● **EXERCISE AIM**:
Pictures excluded, reproduce exactly the lines below from the one with "Write a LaTeX" through the one with "(meas) at (926,679)", both included.

● **Stored data entries**:

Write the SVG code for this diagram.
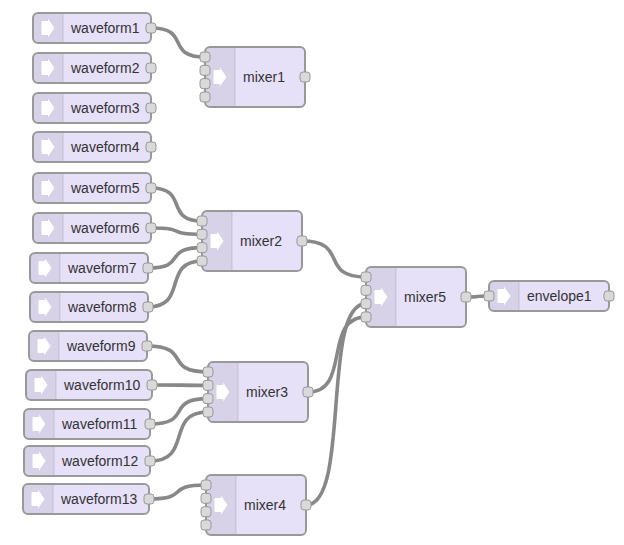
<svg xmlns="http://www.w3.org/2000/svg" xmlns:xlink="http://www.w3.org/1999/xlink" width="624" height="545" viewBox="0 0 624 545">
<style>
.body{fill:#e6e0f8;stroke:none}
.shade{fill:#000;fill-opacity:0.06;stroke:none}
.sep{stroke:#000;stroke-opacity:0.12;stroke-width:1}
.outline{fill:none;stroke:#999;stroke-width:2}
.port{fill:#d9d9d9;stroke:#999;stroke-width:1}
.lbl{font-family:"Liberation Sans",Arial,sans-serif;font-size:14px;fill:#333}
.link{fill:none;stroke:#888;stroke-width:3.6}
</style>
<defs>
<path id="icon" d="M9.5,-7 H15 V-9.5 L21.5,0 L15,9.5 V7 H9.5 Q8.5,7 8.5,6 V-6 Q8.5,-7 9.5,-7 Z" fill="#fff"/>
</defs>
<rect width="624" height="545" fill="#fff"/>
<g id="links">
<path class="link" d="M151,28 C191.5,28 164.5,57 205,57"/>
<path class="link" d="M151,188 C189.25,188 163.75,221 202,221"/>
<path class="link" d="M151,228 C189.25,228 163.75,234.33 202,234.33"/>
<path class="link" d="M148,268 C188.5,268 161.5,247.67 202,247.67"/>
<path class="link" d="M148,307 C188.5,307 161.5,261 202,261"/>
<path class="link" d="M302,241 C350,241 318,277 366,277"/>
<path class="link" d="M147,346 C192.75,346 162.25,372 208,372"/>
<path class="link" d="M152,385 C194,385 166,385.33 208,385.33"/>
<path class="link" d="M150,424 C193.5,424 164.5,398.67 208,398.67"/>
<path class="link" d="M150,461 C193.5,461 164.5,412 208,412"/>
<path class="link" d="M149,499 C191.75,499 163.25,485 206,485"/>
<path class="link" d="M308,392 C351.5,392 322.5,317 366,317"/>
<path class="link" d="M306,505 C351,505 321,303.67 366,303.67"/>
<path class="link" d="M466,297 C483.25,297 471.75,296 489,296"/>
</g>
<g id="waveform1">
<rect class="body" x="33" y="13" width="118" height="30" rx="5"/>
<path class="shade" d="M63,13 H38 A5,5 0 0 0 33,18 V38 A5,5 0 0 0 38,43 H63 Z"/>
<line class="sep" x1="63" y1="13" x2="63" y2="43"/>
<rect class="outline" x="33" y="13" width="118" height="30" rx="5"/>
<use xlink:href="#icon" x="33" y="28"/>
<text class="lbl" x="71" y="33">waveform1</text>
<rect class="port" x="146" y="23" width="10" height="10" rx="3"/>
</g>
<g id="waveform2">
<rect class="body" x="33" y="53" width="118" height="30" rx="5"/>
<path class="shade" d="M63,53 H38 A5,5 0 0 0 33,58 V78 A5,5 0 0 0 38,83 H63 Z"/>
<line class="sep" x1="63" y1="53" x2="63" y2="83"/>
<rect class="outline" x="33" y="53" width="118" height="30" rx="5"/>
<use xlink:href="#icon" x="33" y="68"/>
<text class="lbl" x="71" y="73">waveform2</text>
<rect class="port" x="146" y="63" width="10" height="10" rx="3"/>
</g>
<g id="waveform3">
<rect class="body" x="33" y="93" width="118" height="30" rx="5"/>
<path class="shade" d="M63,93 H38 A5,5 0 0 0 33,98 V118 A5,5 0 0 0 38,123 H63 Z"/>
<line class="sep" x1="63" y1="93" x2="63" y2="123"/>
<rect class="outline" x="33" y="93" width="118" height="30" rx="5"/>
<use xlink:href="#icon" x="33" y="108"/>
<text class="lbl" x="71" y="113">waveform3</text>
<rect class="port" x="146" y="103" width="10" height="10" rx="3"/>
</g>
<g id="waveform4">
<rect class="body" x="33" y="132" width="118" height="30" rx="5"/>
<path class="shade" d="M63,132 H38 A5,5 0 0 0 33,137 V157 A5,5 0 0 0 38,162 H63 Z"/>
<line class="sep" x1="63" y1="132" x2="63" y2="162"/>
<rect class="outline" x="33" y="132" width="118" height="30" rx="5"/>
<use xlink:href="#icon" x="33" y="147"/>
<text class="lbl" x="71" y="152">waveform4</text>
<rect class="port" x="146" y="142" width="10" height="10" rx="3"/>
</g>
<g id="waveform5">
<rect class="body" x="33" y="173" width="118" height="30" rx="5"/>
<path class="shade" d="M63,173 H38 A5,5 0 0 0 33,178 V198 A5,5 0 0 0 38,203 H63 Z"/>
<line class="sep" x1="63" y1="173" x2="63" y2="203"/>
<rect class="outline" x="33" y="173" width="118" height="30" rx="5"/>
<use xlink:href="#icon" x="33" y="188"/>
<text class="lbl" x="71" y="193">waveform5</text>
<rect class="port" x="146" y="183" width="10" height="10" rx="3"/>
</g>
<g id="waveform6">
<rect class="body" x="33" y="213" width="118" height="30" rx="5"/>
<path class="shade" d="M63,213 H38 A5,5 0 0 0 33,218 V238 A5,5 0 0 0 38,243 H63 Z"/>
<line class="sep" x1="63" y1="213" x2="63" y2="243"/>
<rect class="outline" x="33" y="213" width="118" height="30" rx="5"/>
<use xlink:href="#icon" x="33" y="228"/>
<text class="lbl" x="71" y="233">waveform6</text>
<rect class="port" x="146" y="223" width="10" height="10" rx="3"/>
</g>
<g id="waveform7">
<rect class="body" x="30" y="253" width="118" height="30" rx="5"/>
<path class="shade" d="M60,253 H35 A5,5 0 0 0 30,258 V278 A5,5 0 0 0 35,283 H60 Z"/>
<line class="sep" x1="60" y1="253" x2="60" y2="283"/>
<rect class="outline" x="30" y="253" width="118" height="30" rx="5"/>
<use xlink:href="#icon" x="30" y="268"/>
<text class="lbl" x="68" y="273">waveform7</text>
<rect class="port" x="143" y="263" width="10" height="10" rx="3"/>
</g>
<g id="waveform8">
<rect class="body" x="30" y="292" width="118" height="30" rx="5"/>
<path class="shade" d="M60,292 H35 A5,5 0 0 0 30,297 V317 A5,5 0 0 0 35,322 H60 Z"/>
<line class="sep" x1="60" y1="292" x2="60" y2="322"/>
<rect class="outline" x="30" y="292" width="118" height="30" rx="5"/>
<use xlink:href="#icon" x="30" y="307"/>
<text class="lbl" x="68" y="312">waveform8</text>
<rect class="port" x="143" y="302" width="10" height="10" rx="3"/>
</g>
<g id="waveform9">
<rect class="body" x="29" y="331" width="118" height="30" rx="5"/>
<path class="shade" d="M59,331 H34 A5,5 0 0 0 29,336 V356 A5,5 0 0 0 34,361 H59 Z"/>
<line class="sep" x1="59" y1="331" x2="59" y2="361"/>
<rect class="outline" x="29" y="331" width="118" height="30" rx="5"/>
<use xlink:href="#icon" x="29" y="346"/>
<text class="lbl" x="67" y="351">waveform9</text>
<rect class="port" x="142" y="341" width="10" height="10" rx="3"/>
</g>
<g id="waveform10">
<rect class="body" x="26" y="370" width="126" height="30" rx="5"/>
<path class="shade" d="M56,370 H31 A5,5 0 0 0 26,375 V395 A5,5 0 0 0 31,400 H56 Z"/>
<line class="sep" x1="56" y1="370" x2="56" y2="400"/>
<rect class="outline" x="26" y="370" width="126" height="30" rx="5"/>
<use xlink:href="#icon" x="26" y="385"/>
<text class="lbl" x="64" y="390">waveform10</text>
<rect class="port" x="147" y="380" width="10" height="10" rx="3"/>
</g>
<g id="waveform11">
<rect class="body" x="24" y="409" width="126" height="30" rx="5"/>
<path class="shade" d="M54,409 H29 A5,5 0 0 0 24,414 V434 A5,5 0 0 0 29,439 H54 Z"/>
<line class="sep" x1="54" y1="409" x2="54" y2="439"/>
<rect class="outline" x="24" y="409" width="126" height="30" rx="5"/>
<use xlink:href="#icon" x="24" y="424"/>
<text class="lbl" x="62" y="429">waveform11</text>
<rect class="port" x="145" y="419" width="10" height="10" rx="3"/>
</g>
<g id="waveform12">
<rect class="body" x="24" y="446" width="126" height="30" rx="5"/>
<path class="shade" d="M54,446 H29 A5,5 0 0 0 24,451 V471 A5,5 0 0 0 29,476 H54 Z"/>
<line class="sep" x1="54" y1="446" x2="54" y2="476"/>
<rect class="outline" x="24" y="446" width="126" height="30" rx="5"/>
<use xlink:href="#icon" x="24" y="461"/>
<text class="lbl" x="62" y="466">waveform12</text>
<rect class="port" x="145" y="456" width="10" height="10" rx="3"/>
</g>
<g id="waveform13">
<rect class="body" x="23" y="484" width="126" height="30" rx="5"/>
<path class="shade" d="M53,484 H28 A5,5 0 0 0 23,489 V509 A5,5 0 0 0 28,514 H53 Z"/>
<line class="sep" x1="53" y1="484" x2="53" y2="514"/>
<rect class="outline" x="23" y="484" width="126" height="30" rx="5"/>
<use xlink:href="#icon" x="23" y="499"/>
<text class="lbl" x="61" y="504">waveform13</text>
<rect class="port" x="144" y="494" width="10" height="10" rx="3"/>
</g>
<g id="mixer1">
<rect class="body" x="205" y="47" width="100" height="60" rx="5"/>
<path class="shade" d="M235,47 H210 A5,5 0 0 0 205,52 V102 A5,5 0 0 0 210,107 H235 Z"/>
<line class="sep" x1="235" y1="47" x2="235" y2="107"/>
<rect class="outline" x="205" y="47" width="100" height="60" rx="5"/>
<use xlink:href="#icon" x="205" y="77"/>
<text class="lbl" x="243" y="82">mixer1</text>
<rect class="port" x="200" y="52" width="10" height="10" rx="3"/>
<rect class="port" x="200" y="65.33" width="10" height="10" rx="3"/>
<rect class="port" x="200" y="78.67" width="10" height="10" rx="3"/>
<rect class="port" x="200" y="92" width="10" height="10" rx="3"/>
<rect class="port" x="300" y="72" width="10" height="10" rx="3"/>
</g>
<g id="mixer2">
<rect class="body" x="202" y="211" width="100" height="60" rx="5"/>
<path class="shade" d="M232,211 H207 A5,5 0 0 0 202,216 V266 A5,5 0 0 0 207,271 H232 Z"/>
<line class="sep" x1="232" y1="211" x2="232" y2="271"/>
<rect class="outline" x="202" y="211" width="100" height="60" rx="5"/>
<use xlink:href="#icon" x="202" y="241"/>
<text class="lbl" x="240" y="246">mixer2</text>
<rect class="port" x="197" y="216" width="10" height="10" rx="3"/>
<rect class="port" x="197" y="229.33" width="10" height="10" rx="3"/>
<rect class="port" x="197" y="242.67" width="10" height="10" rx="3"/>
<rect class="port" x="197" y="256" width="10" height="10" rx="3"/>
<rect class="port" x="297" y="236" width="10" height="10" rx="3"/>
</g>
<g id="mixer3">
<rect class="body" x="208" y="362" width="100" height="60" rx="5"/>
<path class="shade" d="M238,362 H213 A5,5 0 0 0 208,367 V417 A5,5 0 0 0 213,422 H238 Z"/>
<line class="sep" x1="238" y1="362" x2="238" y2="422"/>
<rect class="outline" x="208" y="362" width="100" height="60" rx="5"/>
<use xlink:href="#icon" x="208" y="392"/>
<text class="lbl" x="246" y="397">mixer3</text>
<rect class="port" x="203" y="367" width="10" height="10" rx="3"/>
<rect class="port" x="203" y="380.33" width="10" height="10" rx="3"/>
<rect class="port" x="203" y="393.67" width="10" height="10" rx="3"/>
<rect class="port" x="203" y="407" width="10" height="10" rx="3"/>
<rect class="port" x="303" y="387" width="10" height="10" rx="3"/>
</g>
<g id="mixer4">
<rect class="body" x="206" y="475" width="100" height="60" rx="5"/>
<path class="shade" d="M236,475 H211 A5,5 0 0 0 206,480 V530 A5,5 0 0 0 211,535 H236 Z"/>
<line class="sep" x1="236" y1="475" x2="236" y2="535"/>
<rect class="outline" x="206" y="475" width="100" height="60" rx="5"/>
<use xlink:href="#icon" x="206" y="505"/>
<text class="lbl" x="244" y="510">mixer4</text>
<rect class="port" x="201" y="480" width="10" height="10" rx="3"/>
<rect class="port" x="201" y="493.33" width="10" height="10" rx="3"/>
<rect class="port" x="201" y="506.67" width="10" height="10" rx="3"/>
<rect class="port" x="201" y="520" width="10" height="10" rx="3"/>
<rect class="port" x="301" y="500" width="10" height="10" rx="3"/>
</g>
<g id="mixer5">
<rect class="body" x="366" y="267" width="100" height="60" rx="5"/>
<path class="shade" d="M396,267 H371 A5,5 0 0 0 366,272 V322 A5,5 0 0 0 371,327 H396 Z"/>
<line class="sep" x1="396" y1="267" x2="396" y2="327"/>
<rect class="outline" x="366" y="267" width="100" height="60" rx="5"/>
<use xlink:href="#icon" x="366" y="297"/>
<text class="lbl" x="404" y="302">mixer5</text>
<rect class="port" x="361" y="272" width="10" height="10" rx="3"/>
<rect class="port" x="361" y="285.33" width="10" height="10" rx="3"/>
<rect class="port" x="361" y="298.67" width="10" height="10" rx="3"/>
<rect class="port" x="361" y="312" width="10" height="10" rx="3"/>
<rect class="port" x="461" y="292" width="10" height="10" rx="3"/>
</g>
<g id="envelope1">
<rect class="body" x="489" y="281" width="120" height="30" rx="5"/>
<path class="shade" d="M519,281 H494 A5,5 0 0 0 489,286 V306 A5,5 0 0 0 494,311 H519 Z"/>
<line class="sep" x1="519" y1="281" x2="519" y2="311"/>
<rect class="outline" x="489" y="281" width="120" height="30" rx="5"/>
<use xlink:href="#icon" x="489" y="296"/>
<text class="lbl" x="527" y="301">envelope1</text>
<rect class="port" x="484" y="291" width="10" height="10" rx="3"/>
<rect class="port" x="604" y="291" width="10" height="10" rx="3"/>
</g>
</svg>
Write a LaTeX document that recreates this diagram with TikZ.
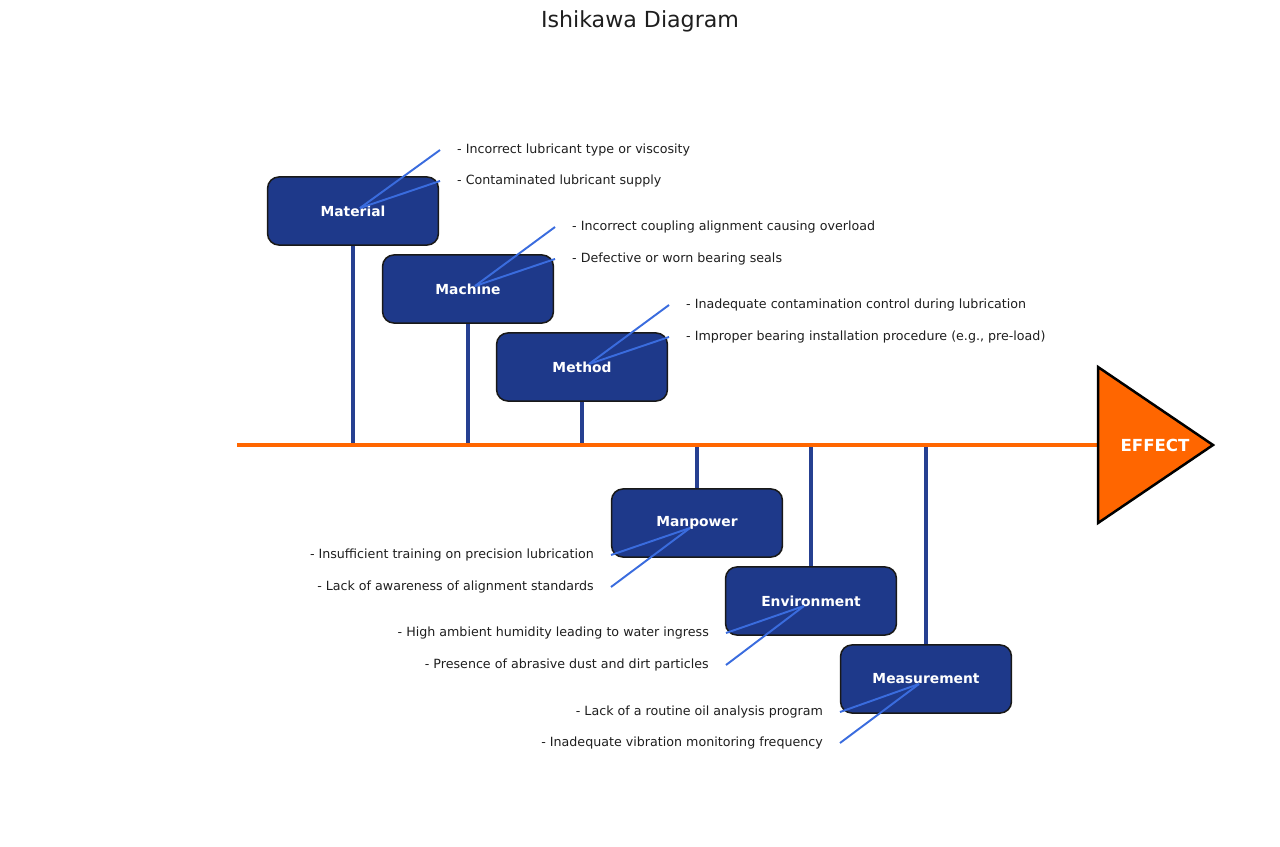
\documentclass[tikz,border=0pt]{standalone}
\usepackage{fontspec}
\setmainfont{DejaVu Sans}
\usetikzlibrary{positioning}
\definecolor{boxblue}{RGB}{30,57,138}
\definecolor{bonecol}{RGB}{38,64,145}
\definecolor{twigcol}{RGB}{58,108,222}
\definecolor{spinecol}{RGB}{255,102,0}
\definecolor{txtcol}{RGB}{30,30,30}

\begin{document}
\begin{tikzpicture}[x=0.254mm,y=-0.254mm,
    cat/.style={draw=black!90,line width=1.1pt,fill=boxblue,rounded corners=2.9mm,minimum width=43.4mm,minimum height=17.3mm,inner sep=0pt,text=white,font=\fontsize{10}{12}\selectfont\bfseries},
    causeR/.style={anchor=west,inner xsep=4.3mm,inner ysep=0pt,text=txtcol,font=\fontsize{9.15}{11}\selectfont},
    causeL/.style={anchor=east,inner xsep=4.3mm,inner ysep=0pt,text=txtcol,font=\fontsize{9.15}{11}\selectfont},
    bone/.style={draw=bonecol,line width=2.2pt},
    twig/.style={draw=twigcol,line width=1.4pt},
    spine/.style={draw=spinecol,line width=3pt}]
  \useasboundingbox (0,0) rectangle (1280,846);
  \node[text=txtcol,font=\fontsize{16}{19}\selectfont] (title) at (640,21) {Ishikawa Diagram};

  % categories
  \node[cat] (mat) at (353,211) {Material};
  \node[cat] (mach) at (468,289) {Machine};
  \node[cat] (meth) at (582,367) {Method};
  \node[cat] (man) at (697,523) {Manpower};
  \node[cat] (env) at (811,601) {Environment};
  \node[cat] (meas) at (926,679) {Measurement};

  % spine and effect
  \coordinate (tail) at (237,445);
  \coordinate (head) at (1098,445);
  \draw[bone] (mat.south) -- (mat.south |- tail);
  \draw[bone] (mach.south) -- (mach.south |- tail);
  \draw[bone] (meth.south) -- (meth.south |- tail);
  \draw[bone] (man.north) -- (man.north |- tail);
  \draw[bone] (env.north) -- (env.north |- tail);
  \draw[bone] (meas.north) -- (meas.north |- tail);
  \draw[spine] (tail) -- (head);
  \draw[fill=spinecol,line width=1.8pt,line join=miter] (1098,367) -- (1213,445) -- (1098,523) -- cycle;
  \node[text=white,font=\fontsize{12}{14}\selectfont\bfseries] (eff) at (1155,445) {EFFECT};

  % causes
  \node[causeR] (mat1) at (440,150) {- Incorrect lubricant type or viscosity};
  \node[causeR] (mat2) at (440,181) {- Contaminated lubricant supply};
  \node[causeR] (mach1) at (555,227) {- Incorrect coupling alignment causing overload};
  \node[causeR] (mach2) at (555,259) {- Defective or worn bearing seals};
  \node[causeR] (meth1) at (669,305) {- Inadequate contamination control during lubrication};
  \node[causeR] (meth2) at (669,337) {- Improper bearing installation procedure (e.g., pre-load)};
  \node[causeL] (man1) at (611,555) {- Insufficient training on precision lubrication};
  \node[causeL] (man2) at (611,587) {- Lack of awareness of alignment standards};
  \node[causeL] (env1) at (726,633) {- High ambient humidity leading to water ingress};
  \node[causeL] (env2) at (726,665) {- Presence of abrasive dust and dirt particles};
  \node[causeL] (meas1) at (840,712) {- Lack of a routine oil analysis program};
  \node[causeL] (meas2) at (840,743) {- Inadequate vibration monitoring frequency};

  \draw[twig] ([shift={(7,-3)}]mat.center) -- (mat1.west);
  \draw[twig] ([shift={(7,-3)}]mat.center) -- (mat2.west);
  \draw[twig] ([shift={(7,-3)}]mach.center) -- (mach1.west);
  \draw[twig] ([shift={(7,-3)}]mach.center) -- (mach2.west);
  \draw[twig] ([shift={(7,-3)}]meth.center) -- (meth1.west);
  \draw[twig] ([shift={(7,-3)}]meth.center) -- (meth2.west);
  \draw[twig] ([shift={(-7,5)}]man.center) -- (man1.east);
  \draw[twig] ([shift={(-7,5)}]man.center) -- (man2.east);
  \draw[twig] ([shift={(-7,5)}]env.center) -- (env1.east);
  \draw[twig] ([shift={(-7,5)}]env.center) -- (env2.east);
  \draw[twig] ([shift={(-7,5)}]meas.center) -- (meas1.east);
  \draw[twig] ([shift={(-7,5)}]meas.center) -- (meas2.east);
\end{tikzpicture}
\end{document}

● **REPLY TO THE TASK**:
Write a LaTeX document that recreates this diagram with TikZ.
\documentclass[tikz,border=0pt]{standalone}
\usepackage{fontspec}
\setmainfont{DejaVu Sans}
\usetikzlibrary{positioning}
\definecolor{boxblue}{RGB}{30,57,138}
\definecolor{bonecol}{RGB}{38,64,145}
\definecolor{twigcol}{RGB}{58,108,222}
\definecolor{spinecol}{RGB}{255,102,0}
\definecolor{txtcol}{RGB}{30,30,30}

\begin{document}
\begin{tikzpicture}[x=0.254mm,y=-0.254mm,
    cat/.style={draw=black!90,line width=1.1pt,fill=boxblue,rounded corners=2.9mm,minimum width=43.4mm,minimum height=17.3mm,inner sep=0pt,text=white,font=\fontsize{10}{12}\selectfont\bfseries},
    causeR/.style={anchor=west,inner xsep=4.3mm,inner ysep=0pt,text=txtcol,font=\fontsize{9.15}{11}\selectfont},
    causeL/.style={anchor=east,inner xsep=4.3mm,inner ysep=0pt,text=txtcol,font=\fontsize{9.15}{11}\selectfont},
    bone/.style={draw=bonecol,line width=2.2pt},
    twig/.style={draw=twigcol,line width=1.4pt},
    spine/.style={draw=spinecol,line width=3pt}]
  \useasboundingbox (0,0) rectangle (1280,846);
  \node[text=txtcol,font=\fontsize{16}{19}\selectfont] (title) at (640,21) {Ishikawa Diagram};

  % categories
  \node[cat] (mat) at (353,211) {Material};
  \node[cat] (mach) at (468,289) {Machine};
  \node[cat] (meth) at (582,367) {Method};
  \node[cat] (man) at (697,523) {Manpower};
  \node[cat] (env) at (811,601) {Environment};
  \node[cat] (meas) at (926,679) {Measurement};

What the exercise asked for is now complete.